Recently I’ve been wrapped up in finding and reading documentation for our systems at the John F. Kennedy Presidential Library. Before I begin writing my own policies, I need to know what documentation is out there. One challenge I’ve faced in collecting digital preservation documentation is the secrecy surrounding proprietary software and hardware. Sometimes the barrier is poorly shared or outdated documentation rather than intentional secrecy. This post will go over some of the challenges I’ve faced in addressing file fixity with proprietary tools. To start off, here is a diagram of the tools used for management and storage in our digital archive
The JFK Library uses a digital asset management system (DAMS) called Documentum, created by EMC. Documentum is mainly used by businesses for managing records and internal documents. Although it was not created for digital archives, it has some clear advantages for managing a digital repository as large as ours. We currently store over 70 terabytes and that number is growing as we continue to digitize with the goal of making all the presidential papers available online. Documentum has excelled at making the digital archive accessible to novice JFK enthusiasts and experienced researchers alike.
However, a system built for improved access may not be an ideal solution for digital preservation. The storage system, Centera uses a tool called MD5scrubber to ensure file integrity. The tool creates an MD5 checksum for each blob. Right now you might be thinking “Blob? Does she mean file or folder?” No…I mean blob. Centera stores the bit sequence for each digital file as a blob. Blob stands for ‘Binary Large Object’ (although depending on who you believe that acronym may have been invented after the fact because people felt unprofessional saying ‘Blob’ all the time). The MD5scrubber regularly validates the MD5 checksum for each blob and if the checksum has changed, the blob is moved for review by EMC. If the file has been corrupted, it is then recreated from the mirror copy at Iron Mountain. Creating and automatically validating checksums is important for verifying that a digital object has not been altered or corrupted.

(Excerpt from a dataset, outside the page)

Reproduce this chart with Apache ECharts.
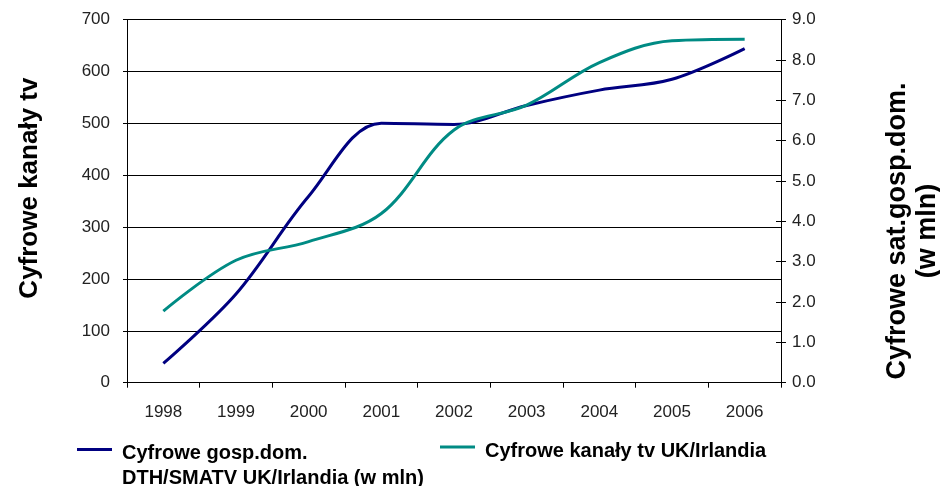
<!DOCTYPE html>
<html>
<head>
<meta charset="utf-8">
<script src="https://cdn.jsdelivr.net/npm/echarts@6/dist/echarts.min.js"></script>
<style>
  html, body { margin: 0; padding: 0; background: #fff; }
  #main { width: 940px; height: 486px; }
</style>
</head>
<body>
<div id="main"></div>
<script>
var years = ['1998', '1999', '2000', '2001', '2002', '2003', '2004', '2005', '2006'];
// households, millions (right axis)
var households = [0.48, 2.2, 4.62, 6.43, 6.4, 6.87, 7.25, 7.52, 8.28];
// digital channels (left axis)
var channels = [138, 236, 272, 326, 487, 535, 617, 659, 662];

var nameHouseholds = 'Cyfrowe gosp.dom.\nDTH/SMATV UK/Irlandia (w mln)';
var nameChannels = 'Cyfrowe kanały tv UK/Irlandia';

var font = 'Liberation Sans, Arial, sans-serif';
var chart = echarts.init(document.getElementById('main'));

// legend text: an empty first line pushes the block down so the icon sits at line one
function legendText(name) {
  var lines = name.split('\n').map(function (s) { return '{t|' + s + '}'; });
  return '{g| }\n' + lines.join('\n');
}
var legendRich = function (gap) {
  return {
    g: { fontSize: 4, lineHeight: gap },
    t: { fontFamily: font, fontSize: 20, fontWeight: 'bold', color: '#000', lineHeight: 25 }
  };
};

var option = {
  backgroundColor: '#fff',
  animation: false,
  textStyle: { fontFamily: font },
  grid: { left: 127, right: 159, top: 19.5, bottom: 103.3, outerBoundsMode: 'none', containLabel: false },
  legend: [{
    data: [nameHouseholds],
    left: 77,
    top: 422.5,
    padding: 0,
    icon: 'rect',
    itemWidth: 35,
    itemHeight: 3,
    formatter: legendText,
    textStyle: { padding: [0, 0, 0, 5], rich: legendRich(33) }
  }, {
    data: [nameChannels],
    left: 440,
    top: 432.5,
    padding: 0,
    icon: 'rect',
    itemWidth: 35,
    itemHeight: 3,
    formatter: legendText,
    textStyle: { padding: [0, 0, 0, 5], rich: legendRich(8) }
  }],
  xAxis: {
    type: 'category',
    data: years,
    boundaryGap: true,
    axisLine: { lineStyle: { color: '#000', width: 1 } },
    axisTick: { show: true, length: 5, lineStyle: { color: '#000' } },
    axisLabel: { fontSize: 17, color: '#222', margin: 21 }
  },
  yAxis: [{
    type: 'value',
    min: 0, max: 700, interval: 100,
    position: 'left',
    name: 'Cyfrowe kanały tv',
    nameLocation: 'middle',
    nameRotate: 90,
    nameGap: 84,
    nameTextStyle: { fontSize: 26, fontWeight: 'bold', color: '#000', padding: [0, 0, 0, 26] },
    axisLine: { show: true, lineStyle: { color: '#000' } },
    axisTick: { show: true, length: 4, lineStyle: { color: '#000' } },
    axisLabel: { fontSize: 17, color: '#222', margin: 17 },
    splitLine: { show: true, lineStyle: { color: '#000', width: 1 } }
  }, {
    type: 'value',
    min: 0, max: 9, interval: 1,
    position: 'right',
    name: 'Cyfrowe sat.gosp.dom.\n(w mln)',
    nameLocation: 'middle',
    nameRotate: 90,
    nameGap: 102,
    nameTextStyle: { fontSize: 27, fontWeight: 'bold', color: '#000', lineHeight: 30, padding: [0, 60, 0, 0] },
    axisLine: { show: true, lineStyle: { color: '#000' } },
    axisTick: { show: true, length: 5, lineStyle: { color: '#000' } },
    axisLabel: { fontSize: 17, color: '#222', margin: 11, formatter: function (v) { return v.toFixed(1); } },
    splitLine: { show: false }
  }, {
    // inner half of the crossing ticks on the right axis
    type: 'value',
    min: 0, max: 9, interval: 1,
    position: 'right',
    axisLine: { show: false },
    axisTick: { show: true, inside: true, length: 5, lineStyle: { color: '#000' } },
    axisLabel: { show: false },
    splitLine: { show: false }
  }],
  series: [{
    name: nameHouseholds,
    type: 'line',
    yAxisIndex: 1,
    data: households,
    smooth: 0.35,
    showSymbol: false,
    color: '#000080',
    lineStyle: { color: '#000080', width: 3 }
  }, {
    name: nameChannels,
    type: 'line',
    yAxisIndex: 0,
    data: channels,
    smooth: 0.35,
    showSymbol: false,
    color: '#008b84',
    lineStyle: { color: '#008b84', width: 3 }
  }]
};

chart.setOption(option);
</script>
</body>
</html>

What worries me about this tool is that there is no input from the staff here at the Library. Archivists are not even alerted if a file is corrupted. EMC staff maintains a seamless experience, despite file corruption and re-creation. This is great for users who want immediate access to the digital archives, but as an archivist… I have trust issues. I want our archivists to know how and when checksums are created, stored, and validated. I also want our archivists to be able to manually validate a checksum when they believe it necessary. Since Centera controls the checksums behind the scenes our staff can’t view or manage file fixity information through Documentum. We also can’t confirm that the fixity information is stored separately from digital object, a practice recommended by TRAC to protect against malicious attacks.
Until recently the staff here at the JFK Library was unsure if Centera or Documentum were managing file fixity at all. One archivist began creating checksums and storing the MD5 value in the ‘technical description’ field, which also stores various information about digitization. This will allow future archivists to manually validate file fixity, but it cannot be automatically checked since the MD5 is mixed with other information instead of parsed into a unique field. These checksums are stored with the digital object, so they are also vulnerable to attack.
Here is where I explain my victory over the proprietary beast and describe the perfect system for file fixity…right?
Sorry, but I’m not there yet. Just understanding the current situation feels like a victory at this point. However I do have some thoughts on a possible solution. Introducing a third storage location, true digital preservation storage could ease my worries about fixity and allow EMC to continue the great work of providing seamless access to our patrons.
If the preservation copies and associated metadata were sent to preservation storage our archivists could maintain control over digital holdings without affecting our user’s experience. I’m still in the research phase of the project, so I haven’t determined a specific solution yet. Don’t read too much into the cloud shape used in the diagram, cloud storage is just one option I’m looking into. A third storage location would improve on our existing digital preservation program and allow archivists a higher level of authority over the digital archives.